PART III – Consequences

In the Prologue I give a brief account of what I see as some of the worst and tragic consequences of the root causes that I discuss in Part I – to enable the reader to see where this book is heading. When elections of our public officials are for sale to the highest bidder… when our public officials are so addicted to the “campaign contributions” of their wealthiest constituents that they develop a symbiotic relationship with them… when our communications media are owned and controlled by an oligarchy of wealthy elites… when our citizenry lack the ability to differentiate propaganda from reality… when we allow machines provided by private corporations to count our votes using secret electronic software… then we should expect that the consequences will not be pretty or comfortable for the vast majority of our citizens.

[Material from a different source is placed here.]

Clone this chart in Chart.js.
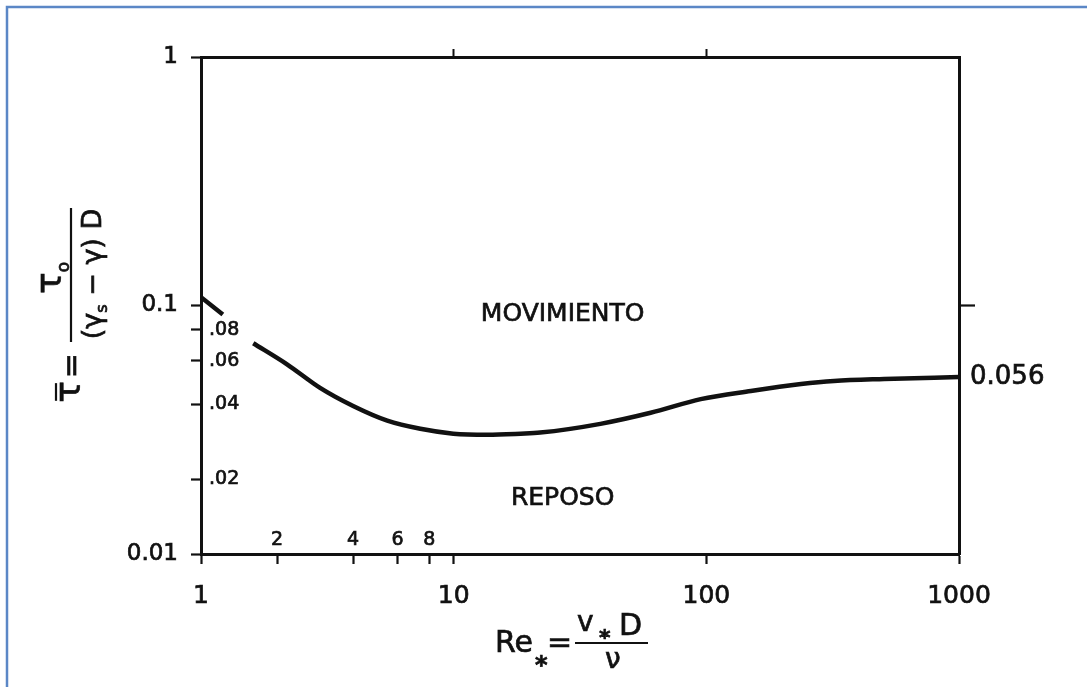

In Part III, I explore those consequences in much greater detail, in the hope that the reader will agree with me that these are very serious problems, and that they must be successfully addressed if our country is ever to fulfill the promise of its ideals, or even make progress in that direction. When enough Americans recognize our problems as problems, stripped of the gloss and spin put on them by our oligarchy, they will rise up and do something about them. Until then there will be no progress, and we are very likely to head in the direction of all the former empires of our planet, ending in chaos, widespread catastrophe, suffering, and ignominy.